• The request: Restate word for word the lines that begin the listing and end with the line holding "0.105, 0.085, 0.074];".
### Information shown ###
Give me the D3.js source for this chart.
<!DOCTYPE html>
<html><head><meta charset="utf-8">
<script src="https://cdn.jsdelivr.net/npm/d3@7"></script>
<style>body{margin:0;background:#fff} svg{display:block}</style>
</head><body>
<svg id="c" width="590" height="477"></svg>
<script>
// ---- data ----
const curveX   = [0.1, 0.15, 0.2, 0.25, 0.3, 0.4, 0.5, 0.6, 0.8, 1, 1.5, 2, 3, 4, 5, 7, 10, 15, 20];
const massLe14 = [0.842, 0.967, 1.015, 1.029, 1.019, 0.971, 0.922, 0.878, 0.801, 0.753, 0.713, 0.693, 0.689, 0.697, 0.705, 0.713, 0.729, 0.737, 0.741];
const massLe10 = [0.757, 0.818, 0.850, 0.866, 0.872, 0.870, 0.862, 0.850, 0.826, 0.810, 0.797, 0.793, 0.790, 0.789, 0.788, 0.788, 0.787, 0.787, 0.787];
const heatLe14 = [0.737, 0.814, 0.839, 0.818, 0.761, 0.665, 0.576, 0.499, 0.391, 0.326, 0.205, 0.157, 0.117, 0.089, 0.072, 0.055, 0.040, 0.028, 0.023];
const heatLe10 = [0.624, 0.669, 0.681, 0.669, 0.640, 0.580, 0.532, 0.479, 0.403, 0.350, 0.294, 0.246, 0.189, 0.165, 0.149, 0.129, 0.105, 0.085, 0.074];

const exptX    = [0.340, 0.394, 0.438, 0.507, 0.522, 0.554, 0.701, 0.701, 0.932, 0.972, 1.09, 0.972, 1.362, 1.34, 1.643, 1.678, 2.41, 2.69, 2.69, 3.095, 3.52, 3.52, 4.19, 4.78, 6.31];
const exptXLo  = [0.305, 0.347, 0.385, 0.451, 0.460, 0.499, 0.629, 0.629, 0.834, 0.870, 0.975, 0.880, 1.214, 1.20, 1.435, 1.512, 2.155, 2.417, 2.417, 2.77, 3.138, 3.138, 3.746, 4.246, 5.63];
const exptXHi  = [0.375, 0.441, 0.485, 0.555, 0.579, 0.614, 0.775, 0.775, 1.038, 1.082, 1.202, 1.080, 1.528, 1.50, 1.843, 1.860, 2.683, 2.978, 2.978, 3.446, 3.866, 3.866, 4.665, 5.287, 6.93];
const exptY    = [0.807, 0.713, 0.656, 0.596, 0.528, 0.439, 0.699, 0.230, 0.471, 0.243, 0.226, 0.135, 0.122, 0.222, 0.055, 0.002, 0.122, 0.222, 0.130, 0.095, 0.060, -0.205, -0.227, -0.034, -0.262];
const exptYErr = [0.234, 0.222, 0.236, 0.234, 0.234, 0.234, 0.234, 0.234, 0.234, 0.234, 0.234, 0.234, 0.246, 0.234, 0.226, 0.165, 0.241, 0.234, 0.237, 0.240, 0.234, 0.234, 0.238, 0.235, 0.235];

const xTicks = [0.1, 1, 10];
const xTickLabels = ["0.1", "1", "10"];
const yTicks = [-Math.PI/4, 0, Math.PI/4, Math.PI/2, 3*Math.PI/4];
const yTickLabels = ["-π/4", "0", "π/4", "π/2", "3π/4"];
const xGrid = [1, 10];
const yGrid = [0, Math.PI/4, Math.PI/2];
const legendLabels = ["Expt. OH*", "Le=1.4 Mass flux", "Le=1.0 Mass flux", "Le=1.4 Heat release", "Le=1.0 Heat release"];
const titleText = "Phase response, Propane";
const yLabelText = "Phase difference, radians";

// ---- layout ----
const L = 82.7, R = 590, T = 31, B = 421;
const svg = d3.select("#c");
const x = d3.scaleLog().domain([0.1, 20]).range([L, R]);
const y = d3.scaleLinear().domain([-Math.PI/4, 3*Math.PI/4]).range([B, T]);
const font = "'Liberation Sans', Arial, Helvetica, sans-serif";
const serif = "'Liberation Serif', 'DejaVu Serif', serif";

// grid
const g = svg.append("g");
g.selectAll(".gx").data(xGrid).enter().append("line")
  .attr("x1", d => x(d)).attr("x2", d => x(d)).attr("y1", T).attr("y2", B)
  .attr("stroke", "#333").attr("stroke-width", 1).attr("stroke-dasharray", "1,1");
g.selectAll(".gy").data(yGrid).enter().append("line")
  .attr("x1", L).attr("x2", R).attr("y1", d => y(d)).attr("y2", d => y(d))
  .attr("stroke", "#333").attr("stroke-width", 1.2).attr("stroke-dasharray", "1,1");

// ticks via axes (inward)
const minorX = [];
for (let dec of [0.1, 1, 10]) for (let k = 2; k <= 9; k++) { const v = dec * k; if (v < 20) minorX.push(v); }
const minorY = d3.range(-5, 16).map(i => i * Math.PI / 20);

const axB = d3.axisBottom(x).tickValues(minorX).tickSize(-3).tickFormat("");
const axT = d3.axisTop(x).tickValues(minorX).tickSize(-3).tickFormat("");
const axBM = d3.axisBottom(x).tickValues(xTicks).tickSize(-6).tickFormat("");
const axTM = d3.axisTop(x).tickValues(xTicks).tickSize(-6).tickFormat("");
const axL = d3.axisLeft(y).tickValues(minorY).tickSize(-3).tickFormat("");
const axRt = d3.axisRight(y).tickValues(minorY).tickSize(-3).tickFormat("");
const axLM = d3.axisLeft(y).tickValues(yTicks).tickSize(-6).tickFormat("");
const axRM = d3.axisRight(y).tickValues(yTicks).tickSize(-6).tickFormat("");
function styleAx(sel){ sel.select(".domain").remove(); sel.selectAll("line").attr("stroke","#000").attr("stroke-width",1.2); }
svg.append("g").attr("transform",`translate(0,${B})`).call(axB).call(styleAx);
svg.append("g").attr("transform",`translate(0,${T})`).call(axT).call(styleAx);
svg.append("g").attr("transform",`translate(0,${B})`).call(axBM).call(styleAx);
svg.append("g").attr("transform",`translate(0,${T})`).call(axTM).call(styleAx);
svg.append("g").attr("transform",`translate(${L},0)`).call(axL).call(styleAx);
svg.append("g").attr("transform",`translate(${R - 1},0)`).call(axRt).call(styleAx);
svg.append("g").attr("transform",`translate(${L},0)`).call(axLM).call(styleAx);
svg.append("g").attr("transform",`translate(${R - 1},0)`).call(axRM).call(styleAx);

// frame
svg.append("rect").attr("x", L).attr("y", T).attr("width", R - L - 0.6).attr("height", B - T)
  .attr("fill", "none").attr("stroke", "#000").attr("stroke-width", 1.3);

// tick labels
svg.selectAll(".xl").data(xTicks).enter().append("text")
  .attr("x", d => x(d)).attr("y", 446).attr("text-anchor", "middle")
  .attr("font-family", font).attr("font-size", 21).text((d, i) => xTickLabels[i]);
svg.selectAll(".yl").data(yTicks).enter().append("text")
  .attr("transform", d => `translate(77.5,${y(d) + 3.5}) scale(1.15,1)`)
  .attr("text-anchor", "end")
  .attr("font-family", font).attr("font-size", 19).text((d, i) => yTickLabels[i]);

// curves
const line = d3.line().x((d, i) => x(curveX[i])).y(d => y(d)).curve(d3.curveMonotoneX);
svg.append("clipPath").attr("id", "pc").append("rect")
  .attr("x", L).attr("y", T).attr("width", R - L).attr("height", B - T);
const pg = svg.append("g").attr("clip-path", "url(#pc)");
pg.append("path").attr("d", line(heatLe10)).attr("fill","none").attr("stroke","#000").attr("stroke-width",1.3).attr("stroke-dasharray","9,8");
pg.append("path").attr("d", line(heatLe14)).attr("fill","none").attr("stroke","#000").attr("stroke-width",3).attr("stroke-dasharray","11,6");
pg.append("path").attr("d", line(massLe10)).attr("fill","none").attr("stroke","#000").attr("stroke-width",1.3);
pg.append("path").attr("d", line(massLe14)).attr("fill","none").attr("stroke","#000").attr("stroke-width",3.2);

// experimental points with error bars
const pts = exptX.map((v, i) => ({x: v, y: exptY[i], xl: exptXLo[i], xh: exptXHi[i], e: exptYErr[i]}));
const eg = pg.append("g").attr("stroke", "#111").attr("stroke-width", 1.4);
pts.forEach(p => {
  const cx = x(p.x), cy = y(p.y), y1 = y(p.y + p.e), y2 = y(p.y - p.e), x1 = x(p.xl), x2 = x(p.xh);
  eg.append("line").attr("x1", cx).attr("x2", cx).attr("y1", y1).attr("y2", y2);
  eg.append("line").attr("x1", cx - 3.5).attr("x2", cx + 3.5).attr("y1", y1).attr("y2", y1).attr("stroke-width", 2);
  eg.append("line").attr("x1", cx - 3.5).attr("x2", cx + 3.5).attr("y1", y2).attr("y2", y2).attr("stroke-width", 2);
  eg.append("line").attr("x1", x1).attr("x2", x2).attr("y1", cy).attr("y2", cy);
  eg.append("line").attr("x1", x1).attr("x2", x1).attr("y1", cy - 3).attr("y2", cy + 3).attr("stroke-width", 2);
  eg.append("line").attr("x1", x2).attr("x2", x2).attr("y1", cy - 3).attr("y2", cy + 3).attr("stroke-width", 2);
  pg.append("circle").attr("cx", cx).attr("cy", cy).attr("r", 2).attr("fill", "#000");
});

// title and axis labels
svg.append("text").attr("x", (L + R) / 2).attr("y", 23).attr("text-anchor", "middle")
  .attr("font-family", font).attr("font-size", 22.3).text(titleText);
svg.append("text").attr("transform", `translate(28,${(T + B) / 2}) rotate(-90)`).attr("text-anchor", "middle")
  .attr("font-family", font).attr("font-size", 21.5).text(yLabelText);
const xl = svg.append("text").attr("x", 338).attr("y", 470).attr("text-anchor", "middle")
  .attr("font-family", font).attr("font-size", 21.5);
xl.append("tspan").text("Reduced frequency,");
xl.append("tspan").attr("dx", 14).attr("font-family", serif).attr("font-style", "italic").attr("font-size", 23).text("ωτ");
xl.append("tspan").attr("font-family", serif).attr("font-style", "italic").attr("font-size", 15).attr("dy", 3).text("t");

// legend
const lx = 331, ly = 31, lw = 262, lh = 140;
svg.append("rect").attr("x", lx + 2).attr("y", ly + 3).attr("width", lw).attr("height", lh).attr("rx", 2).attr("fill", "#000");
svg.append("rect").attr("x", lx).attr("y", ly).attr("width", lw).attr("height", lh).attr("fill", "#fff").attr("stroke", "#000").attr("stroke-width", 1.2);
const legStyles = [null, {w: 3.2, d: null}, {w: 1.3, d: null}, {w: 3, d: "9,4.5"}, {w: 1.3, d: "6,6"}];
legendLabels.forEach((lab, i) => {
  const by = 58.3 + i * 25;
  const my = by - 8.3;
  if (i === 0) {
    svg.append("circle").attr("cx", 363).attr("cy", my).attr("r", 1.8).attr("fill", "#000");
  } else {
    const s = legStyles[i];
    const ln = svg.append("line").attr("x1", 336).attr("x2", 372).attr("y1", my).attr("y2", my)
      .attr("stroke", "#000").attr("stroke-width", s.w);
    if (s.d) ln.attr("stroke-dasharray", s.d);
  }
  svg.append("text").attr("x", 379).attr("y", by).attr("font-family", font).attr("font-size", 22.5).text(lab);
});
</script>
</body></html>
###
• Task result:
Give me the D3.js source for this chart.
<!DOCTYPE html>
<html><head><meta charset="utf-8">
<script src="https://cdn.jsdelivr.net/npm/d3@7"></script>
<style>body{margin:0;background:#fff} svg{display:block}</style>
</head><body>
<svg id="c" width="590" height="477"></svg>
<script>
// ---- data ----
const curveX   = [0.1, 0.15, 0.2, 0.25, 0.3, 0.4, 0.5, 0.6, 0.8, 1, 1.5, 2, 3, 4, 5, 7, 10, 15, 20];
const massLe14 = [0.842, 0.967, 1.015, 1.029, 1.019, 0.971, 0.922, 0.878, 0.801, 0.753, 0.713, 0.693, 0.689, 0.697, 0.705, 0.713, 0.729, 0.737, 0.741];
const massLe10 = [0.757, 0.818, 0.850, 0.866, 0.872, 0.870, 0.862, 0.850, 0.826, 0.810, 0.797, 0.793, 0.790, 0.789, 0.788, 0.788, 0.787, 0.787, 0.787];
const heatLe14 = [0.737, 0.814, 0.839, 0.818, 0.761, 0.665, 0.576, 0.499, 0.391, 0.326, 0.205, 0.157, 0.117, 0.089, 0.072, 0.055, 0.040, 0.028, 0.023];
const heatLe10 = [0.624, 0.669, 0.681, 0.669, 0.640, 0.580, 0.532, 0.479, 0.403, 0.350, 0.294, 0.246, 0.189, 0.165, 0.149, 0.129, 0.105, 0.085, 0.074];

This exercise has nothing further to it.